FCC Chairman Kevin Martin has expressed concern for the portion of the 700 MHz spectrum that has been set aside for the creation of a national public safety network. The most vocal contender was Frontline Wireless, which recently closed up shop, most likely due to lack of funding.
The 700 MHz spectrum auction is scheduled to begin in less than two weeks, and Martin has said that he hopes another company will express interest in the public safety network project. Martin reportedly told a group of reporters, that he is “still hopeful” that an interested party “will emerge as being willing to take on that challenge.”
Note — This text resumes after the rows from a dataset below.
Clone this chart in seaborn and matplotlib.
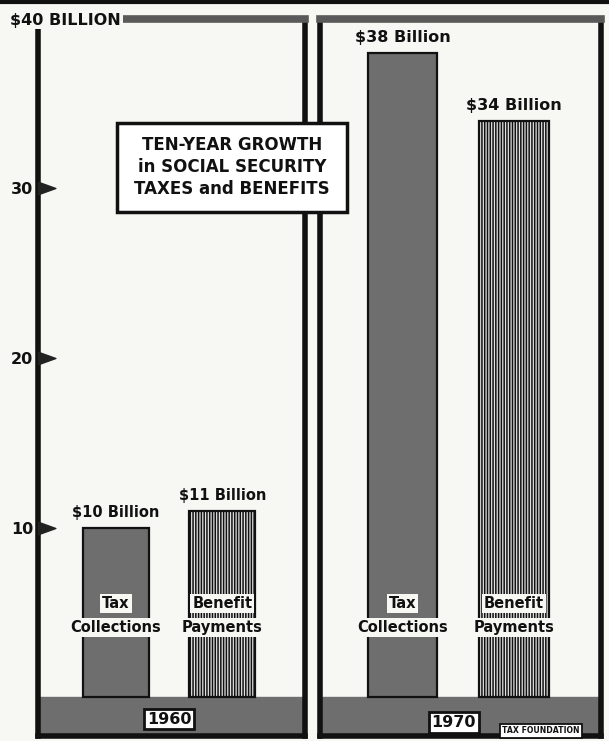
import matplotlib
matplotlib.use("Agg")
import matplotlib.pyplot as plt
import matplotlib.lines as mlines
import matplotlib.patches as mpatches
from matplotlib.path import Path
import seaborn as sns
import pandas as pd

# DATA (billions of dollars)
categories = ["Tax Collections", "Benefit Payments"]
cat_lines = [("Tax", "Collections"), ("Benefit", "Payments")]
years = ["1960", "1970"]
values_1960 = [10, 11]
values_1970 = [38, 34]
value_labels_1960 = ["$10 Billion", "$11 Billion"]
value_labels_1970 = ["$38 Billion", "$34 Billion"]
y_ticks = [10, 20, 30]
y_tick_labels = ["10", "20", "30"]
top_label = "$40 BILLION"
title = "TEN-YEAR GROWTH\nin SOCIAL SECURITY\nTAXES and BENEFITS"
source = "TAX FOUNDATION"

BG = "#f7f7f4"
GRAY = "#6e6e6e"
INK = "#111111"

sns.set_style("white")
plt.rcParams["font.family"] = ["DejaVu Sans"]
plt.rcParams["hatch.linewidth"] = 1.1

fig = plt.figure(figsize=(6.09, 7.41), dpi=100, facecolor=BG)
ax_l = fig.add_axes([0.0616, 0.0067, 0.4392, 0.9677])
ax_r = fig.add_axes([0.5255, 0.0067, 0.4614, 0.9677])

panels = [
    (ax_l, values_1960, value_labels_1960, years[0], 0.5, -1.3),
    (ax_r, values_1970, value_labels_1970, years[1], 0.46, -1.5),
]

for ax, vals, vlabels, year, yx, yy in panels:
    df = pd.DataFrame({"category": categories, "value": vals})
    sns.barplot(data=df, x="category", y="value", hue="category",
                palette=[GRAY, "#e2e2e2"], width=0.62, legend=False,
                edgecolor=INK, linewidth=1.6, ax=ax, zorder=2)
    # vertical stripe texture on benefit bar
    ax.patches[1].set_hatch("||||||")
    ax.patches[1].set_edgecolor(INK)

    ax.set_facecolor(BG)
    ax.set_xlim(-0.74, 1.78)
    ax.set_ylim(-2.3, 40)
    ax.set_xlabel("")
    ax.set_ylabel("")
    ax.set_xticks([])

    # gray base band
    ax.axhspan(-2.3, 0, color=GRAY, zorder=1)

    for side in ["left", "right", "bottom"]:
        ax.spines[side].set_color(INK)
        ax.spines[side].set_linewidth(4)
    ax.spines["top"].set_color("#5a5a5a")
    ax.spines["top"].set_linewidth(5.5)

    # value labels above bars
    for i, (v, lab) in enumerate(zip(vals, vlabels)):
        ax.text(i, v + 0.45, lab, ha="center", va="bottom",
                fontsize=10.5 if v < 20 else 11.5, fontweight="bold",
                color=INK, zorder=4)

    # category labels cutting across the bars
    for i, (l1, l2) in enumerate(cat_lines):
        ax.text(i, 5.5, l1, ha="center", va="center", fontsize=10.5,
                fontweight="bold", color=INK, zorder=5,
                bbox=dict(boxstyle="square,pad=0.15", fc=BG, ec="none"))
        ax.text(i, 4.1, l2, ha="center", va="center", fontsize=10.5,
                fontweight="bold", color=INK, zorder=5,
                bbox=dict(boxstyle="square,pad=0.15", fc=BG, ec="none"))

    # year box in base band
    ax.text(yx, yy, year, ha="center", va="center", fontsize=11.5,
            fontweight="bold", color=INK, zorder=5,
            bbox=dict(boxstyle="square,pad=0.18", fc="white", ec=INK, lw=2))

# y axis on left panel only, with flag-shaped tick markers
ax_l.set_yticks(y_ticks)
ax_l.set_yticklabels(y_tick_labels, fontsize=11.5, fontweight="bold", color=INK)
ax_l.tick_params(axis="y", length=0, pad=3)
flag = Path([(0, -0.36), (1, 0), (0, 0.36), (0, -0.36)],
            [Path.MOVETO, Path.LINETO, Path.LINETO, Path.CLOSEPOLY])
ax_l.plot([ax_l.get_xlim()[0]] * len(y_ticks), y_ticks, ls="none",
          marker=flag, ms=25, color="#222222", clip_on=False, zorder=6)
ax_r.set_yticks([])

fig.text(0.017, 0.973, top_label, ha="left", va="center", fontsize=11.5,
         fontweight="bold", color=INK, zorder=12,
         bbox=dict(boxstyle="square,pad=0.12", fc=BG, ec="none"))

ax_r.text(1.24, -2.0, source, ha="center", va="center", fontsize=5.6,
          fontweight="bold", color=INK, zorder=5,
          bbox=dict(boxstyle="square,pad=0.3", fc="white", ec=INK, lw=1.3))

# title box straddling the two panels
fig.add_artist(mpatches.Rectangle((117 / 609, 1 - 212 / 741), 230 / 609, 89 / 741,
                                  transform=fig.transFigure, fc="white",
                                  ec=INK, lw=2.5, zorder=9))
fig.text(232 / 609, 1 - 167 / 741, title, ha="center", va="center",
         fontsize=12, fontweight="bold", color=INK, linespacing=1.25,
         zorder=10)

# newspaper rule at the very top
fig.add_artist(mlines.Line2D([0, 1], [0.997, 0.997], color=INK, lw=3))

fig.savefig("out.png", dpi=100, facecolor=BG)
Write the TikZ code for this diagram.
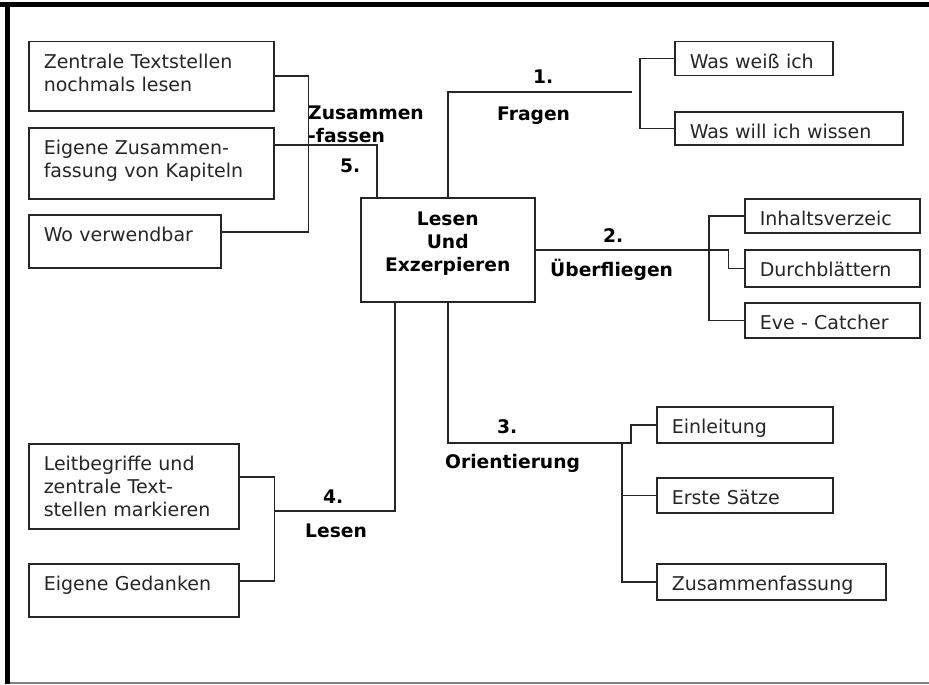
\documentclass[tikz,border=0pt]{standalone}
\usepackage{fontspec}
\setmainfont{DejaVu Sans}
\usetikzlibrary{calc}
\begin{document}
\begin{tikzpicture}[x=1pt,y=-1pt,
 box/.style={draw=black!85, line width=1.5pt, anchor=north west, inner xsep=15pt, inner ysep=0pt, text height=27pt, align=left, text=black!85, font=\fontsize{19}{23}\selectfont},
 hub/.style={draw=black!85, line width=1.5pt, anchor=north west, inner xsep=0pt, inner ysep=0pt, text height=28pt, align=center, text=black, font=\bfseries\fontsize{18.7}{22.8}\selectfont},
 lab/.style={anchor=base west, inner sep=0pt, text=black, font=\bfseries\fontsize{18.7}{22.8}\selectfont},
 conn/.style={draw=black!85, line width=1.5pt}
]
\fill[white] (0,0) rectangle (929,685);
\useasboundingbox (0,0) rectangle (929,685);
% frame
\fill[black] (0,1.7) rectangle (929,6.7);
\fill[black] (5,1.7) rectangle (10,684);
\draw[gray, line width=1.2pt] (10,683) -- (929,683);

% central node
\node[hub, text width=174pt, text depth=76pt] (main) at (360,197) {Lesen\\Und\\Exzerpieren};

% 5. Zusammenfassen
\node[box, text width=215pt, text depth=42pt] (z1) at (28,41) {Zentrale Textstellen\\nochmals lesen};
\node[box, text width=215pt, text depth=44pt] (z2) at (28,127) {Eigene Zusammen-\\fassung von Kapiteln};
\node[box, text width=162pt, text depth=26pt] (z3) at (28,214) {Wo verwendbar};

% 1. Fragen
\node[box, text width=128pt, text depth=7pt] (f1) at (674,41) {Was weiß ich};
\node[box, text width=198pt, text depth=6pt] (f2) at (674,111) {Was will ich wissen};

% 2. Ueberfliegen
\node[box, text width=145pt, text depth=7pt] (i1) at (744,198) {Inhaltsverzeic};
\node[box, text width=145pt, text depth=10pt] (d2) at (744,249) {Durchblättern};
\node[box, text width=145pt, text depth=8pt] (e3) at (744,302) {Eve - Catcher};

% 3. Orientierung
\node[box, text width=146pt, text depth=9pt] (o1) at (656,406) {Einleitung};
\node[box, text width=146pt, text depth=8pt] (o2) at (656,477) {Erste Sätze};
\node[box, text width=199pt, text depth=9pt] (o3) at (656,563) {Zusammenfassung};

% 4. Lesen
\node[box, text width=180pt, text depth=58pt] (l1) at (28,443) {Leitbegriffe und\\zentrale Text-\\stellen markieren};
\node[box, text width=180pt, text depth=26pt] (l2) at (28,563) {Eigene Gedanken};

% connectors 5
\draw[conn] (z1.east) -| ($(z3.north east)+(87,18)$) -- ($(z3.north east)+(0,18)$);
\draw[conn] ($(z2.north east)+(0,18)$) -| ([xshift=17pt]main.north west);
% connectors 1
\coordinate (e1) at (632,92);
\draw[conn] (main.north) |- (e1);
\draw[conn] (f1.west) -- ++(-34,0) |- (f2.west);
% connectors 2
\draw[conn] (main.east) -- ++(193,0) |- (d2.west);
\draw[conn] (i1.west) -- ++(-35,0) |- (e3.west);
% connectors 3
\draw[conn] (main.south) |- ($(o1.west)+(-25,18)$) |- (o1.west);
\draw[conn] ($(o1.west)+(-34,18)$) |- (o3.west);
\draw[conn] (o2.west) -- ++(-34,0);
% connectors 4
\draw[conn] ([xshift=35pt]main.south west) |- ($(l1.north east)+(35,68)$);
\draw[conn] ($(l1.north east)+(0,34)$) -| ($(l2.north east)+(35,18)$) -- ($(l2.north east)+(0,18)$);

% labels
\node[lab] (n1) at (533,84) {1.};
\node[lab] (t1) at (497,120) {Fragen};
\node[lab] (n2) at (603,242) {2.};
\node[lab] (t2) at (550,276) {Überfliegen};
\node[lab] (n3) at (497,433) {3.};
\node[lab] (t3) at (445,468) {Orientierung};
\node[lab] (n4) at (323,503) {4.};
\node[lab] (t4) at (305,537) {Lesen};
\node[lab] (t5a) at (308,119) {Zusammen};
\node[lab] (t5b) at (308,142) {-fassen};
\node[lab] (n5) at (340,172) {5.};
\end{tikzpicture}
\end{document}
The license in the D-Band will cost at least $1.3 billion and analysts speculate that only an established player in the industry will be able to come up with enough capital to purchase the license and then build the network. If the minimum bid is not met for the D-Block, then that portion of the spectrum will be re-auctioned without the same conditions. Not necessarily endangering the creation of a national emergency network, but not guaranteeing anything either.
The FCC has currently awarded the Public Safety Spectrum Trust (PSST) as a sort of guardian of the D-Block license, requiring the winning bidder work with the Trust to ensure that the network meet the needs of the public safety community.
While the PSST has not said anything specifically about Frontline bowing out the race, it has said that it hopes the FCC will continue to do all that it can to support the public-private partnership concept for the creation of a public safety network.